Set the listing down again exactly, please, apart from its pictures.
^^^^
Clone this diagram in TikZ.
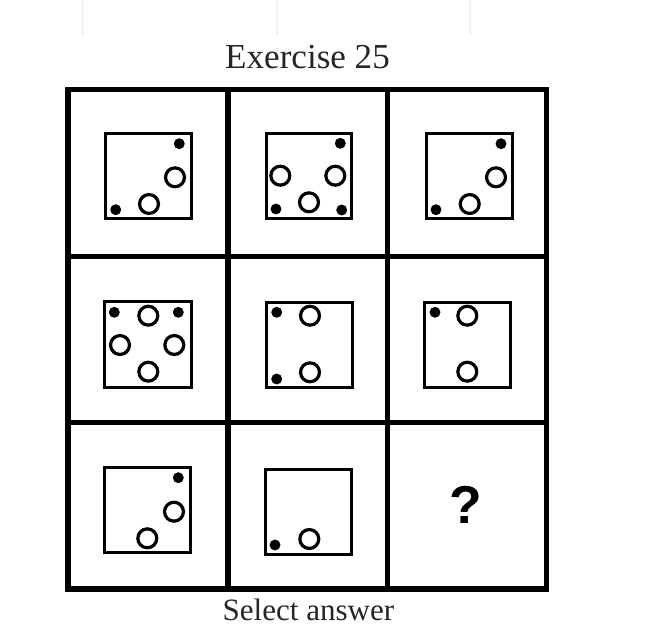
\documentclass[tikz,border=0pt]{standalone}
\usepackage{fontspec}
\setmainfont{Liberation Serif}
\newfontfamily\qfont{Liberation Sans}
\begin{document}
\begin{tikzpicture}[x=0.75pt,y=-0.75pt,
  gridline/.style={line width=4.1pt,draw=black},
  innerbox/.style={line width=2.3pt,draw=black},
  ring/.style={line width=2.4pt,draw=black},
  fdot/.style={fill=black},
  faint/.style={line width=1.6pt,draw=black!5}]
\useasboundingbox (0,0) rectangle (660,631);
% faint lines at top
\draw[faint] (82.5,0) -- (82.5,35);
\draw[faint] (277,0) -- (277,35);
\draw[faint] (470,0) -- (470,35);
% title
\node[anchor=base,inner sep=0pt,text=black!85,font=\fontsize{26.3pt}{30pt}\selectfont] (title) at (307.5,68.3) {Exercise 25};
% grid
\draw[gridline] (68,89.5) rectangle (546.5,589);
\draw[gridline] (228,89.5) -- (228,589);
\draw[gridline] (387.5,89.5) -- (387.5,589);
\draw[gridline] (68,256.5) -- (546.5,256.5);
\draw[gridline] (68,422.5) -- (546.5,422.5);
% cell 1
\draw[innerbox] (105.8,133.2) rectangle (191.8,218.5);
\fill[fdot] (179.3,143.7) circle[radius=4.1pt];
\draw[ring] (175,177.3) circle[radius=7.1pt];
\draw[ring] (149,204) circle[radius=7.1pt];
\fill[fdot] (115.7,209.7) circle[radius=4.1pt];
% cell 2
\draw[innerbox] (266.5,133.2) rectangle (351.8,218.5);
\fill[fdot] (340.3,143.3) circle[radius=4.1pt];
\draw[ring] (280.3,175.7) circle[radius=7.1pt];
\draw[ring] (335.3,175.7) circle[radius=7.1pt];
\draw[ring] (309,202.3) circle[radius=7.1pt];
\fill[fdot] (276,209) circle[radius=4.1pt];
\fill[fdot] (341.7,210) circle[radius=4.1pt];
% cell 3
\draw[innerbox] (426.5,133.2) rectangle (512.8,218.5);
\fill[fdot] (501,143.7) circle[radius=4.1pt];
\draw[ring] (496,177.3) circle[radius=7.1pt];
\draw[ring] (469.7,204) circle[radius=7.1pt];
\fill[fdot] (436,209.7) circle[radius=4.1pt];
% cell 4
\draw[innerbox] (104.8,301.5) rectangle (191.2,387.5);
\fill[fdot] (114.3,312.3) circle[radius=4.1pt];
\fill[fdot] (178.3,312.3) circle[radius=4.1pt];
\draw[ring] (148.3,315.7) circle[radius=7.1pt];
\draw[ring] (120,345) circle[radius=7.1pt];
\draw[ring] (174.3,345) circle[radius=7.1pt];
\draw[ring] (148.3,371.7) circle[radius=7.1pt];
% cell 5
\draw[innerbox] (266.5,302.5) rectangle (352.5,387.5);
\fill[fdot] (276.7,312.3) circle[radius=4.1pt];
\fill[fdot] (276.7,379) circle[radius=4.1pt];
\draw[ring] (310,315.7) circle[radius=7.1pt];
\draw[ring] (310,372.3) circle[radius=7.1pt];
% cell 6
\draw[innerbox] (424.8,302.5) rectangle (510.8,387.5);
\fill[fdot] (435,312.3) circle[radius=4.1pt];
\draw[ring] (467.3,315.7) circle[radius=7.1pt];
\draw[ring] (467.3,371.7) circle[radius=7.1pt];
% cell 7
\draw[innerbox] (104.2,467.5) rectangle (190.2,552.8);
\fill[fdot] (178.3,477.7) circle[radius=4.1pt];
\draw[ring] (174,511.7) circle[radius=7.1pt];
\draw[ring] (147.3,538.3) circle[radius=7.1pt];
% cell 8
\draw[innerbox] (265.5,469.2) rectangle (351.8,554.5);
\fill[fdot] (275,545) circle[radius=4.1pt];
\draw[ring] (309.3,539) circle[radius=7.1pt];
% cell 9
\node[inner sep=0pt,font=\qfont\bfseries\fontsize{40pt}{44pt}\selectfont] (qmark) at (466,505) {?};
% footer
\node[anchor=base,inner sep=0pt,text=black!85,font=\fontsize{23.3pt}{27pt}\selectfont] (select) at (308.4,620) {Select answer};
\end{tikzpicture}
\end{document}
^^^^
> [Expected answer]
Clone this diagram in TikZ.
\documentclass[tikz,border=0pt]{standalone}
\usepackage{fontspec}
\setmainfont{Liberation Serif}
\newfontfamily\qfont{Liberation Sans}
\begin{document}
\begin{tikzpicture}[x=0.75pt,y=-0.75pt,
  gridline/.style={line width=4.1pt,draw=black},
  innerbox/.style={line width=2.3pt,draw=black},
  ring/.style={line width=2.4pt,draw=black},
  fdot/.style={fill=black},
  faint/.style={line width=1.6pt,draw=black!5}]
\useasboundingbox (0,0) rectangle (660,631);
% faint lines at top
\draw[faint] (82.5,0) -- (82.5,35);
\draw[faint] (277,0) -- (277,35);
\draw[faint] (470,0) -- (470,35);
% title
\node[anchor=base,inner sep=0pt,text=black!85,font=\fontsize{26.3pt}{30pt}\selectfont] (title) at (307.5,68.3) {Exercise 25};
% grid
\draw[gridline] (68,89.5) rectangle (546.5,589);
\draw[gridline] (228,89.5) -- (228,589);
\draw[gridline] (387.5,89.5) -- (387.5,589);
\draw[gridline] (68,256.5) -- (546.5,256.5);
\draw[gridline] (68,422.5) -- (546.5,422.5);
% cell 1
\draw[innerbox] (105.8,133.2) rectangle (191.8,218.5);
\fill[fdot] (179.3,143.7) circle[radius=4.1pt];
\draw[ring] (175,177.3) circle[radius=7.1pt];
\draw[ring] (149,204) circle[radius=7.1pt];
\fill[fdot] (115.7,209.7) circle[radius=4.1pt];
% cell 2
\draw[innerbox] (266.5,133.2) rectangle (351.8,218.5);
\fill[fdot] (340.3,143.3) circle[radius=4.1pt];
\draw[ring] (280.3,175.7) circle[radius=7.1pt];
\draw[ring] (335.3,175.7) circle[radius=7.1pt];
\draw[ring] (309,202.3) circle[radius=7.1pt];
\fill[fdot] (276,209) circle[radius=4.1pt];
\fill[fdot] (341.7,210) circle[radius=4.1pt];
% cell 3
\draw[innerbox] (426.5,133.2) rectangle (512.8,218.5);
\fill[fdot] (501,143.7) circle[radius=4.1pt];
\draw[ring] (496,177.3) circle[radius=7.1pt];
\draw[ring] (469.7,204) circle[radius=7.1pt];
\fill[fdot] (436,209.7) circle[radius=4.1pt];
% cell 4
\draw[innerbox] (104.8,301.5) rectangle (191.2,387.5);
\fill[fdot] (114.3,312.3) circle[radius=4.1pt];
\fill[fdot] (178.3,312.3) circle[radius=4.1pt];
\draw[ring] (148.3,315.7) circle[radius=7.1pt];
\draw[ring] (120,345) circle[radius=7.1pt];
\draw[ring] (174.3,345) circle[radius=7.1pt];
\draw[ring] (148.3,371.7) circle[radius=7.1pt];
% cell 5
\draw[innerbox] (266.5,302.5) rectangle (352.5,387.5);
\fill[fdot] (276.7,312.3) circle[radius=4.1pt];
\fill[fdot] (276.7,379) circle[radius=4.1pt];
\draw[ring] (310,315.7) circle[radius=7.1pt];
\draw[ring] (310,372.3) circle[radius=7.1pt];
% cell 6
\draw[innerbox] (424.8,302.5) rectangle (510.8,387.5);
\fill[fdot] (435,312.3) circle[radius=4.1pt];
\draw[ring] (467.3,315.7) circle[radius=7.1pt];
\draw[ring] (467.3,371.7) circle[radius=7.1pt];
% cell 7
\draw[innerbox] (104.2,467.5) rectangle (190.2,552.8);
\fill[fdot] (178.3,477.7) circle[radius=4.1pt];
\draw[ring] (174,511.7) circle[radius=7.1pt];
\draw[ring] (147.3,538.3) circle[radius=7.1pt];
% cell 8
\draw[innerbox] (265.5,469.2) rectangle (351.8,554.5);
\fill[fdot] (275,545) circle[radius=4.1pt];
\draw[ring] (309.3,539) circle[radius=7.1pt];
% cell 9
\node[inner sep=0pt,font=\qfont\bfseries\fontsize{40pt}{44pt}\selectfont] (qmark) at (466,505) {?};
% footer
\node[anchor=base,inner sep=0pt,text=black!85,font=\fontsize{23.3pt}{27pt}\selectfont] (select) at (308.4,620) {Select answer};
\end{tikzpicture}
\end{document}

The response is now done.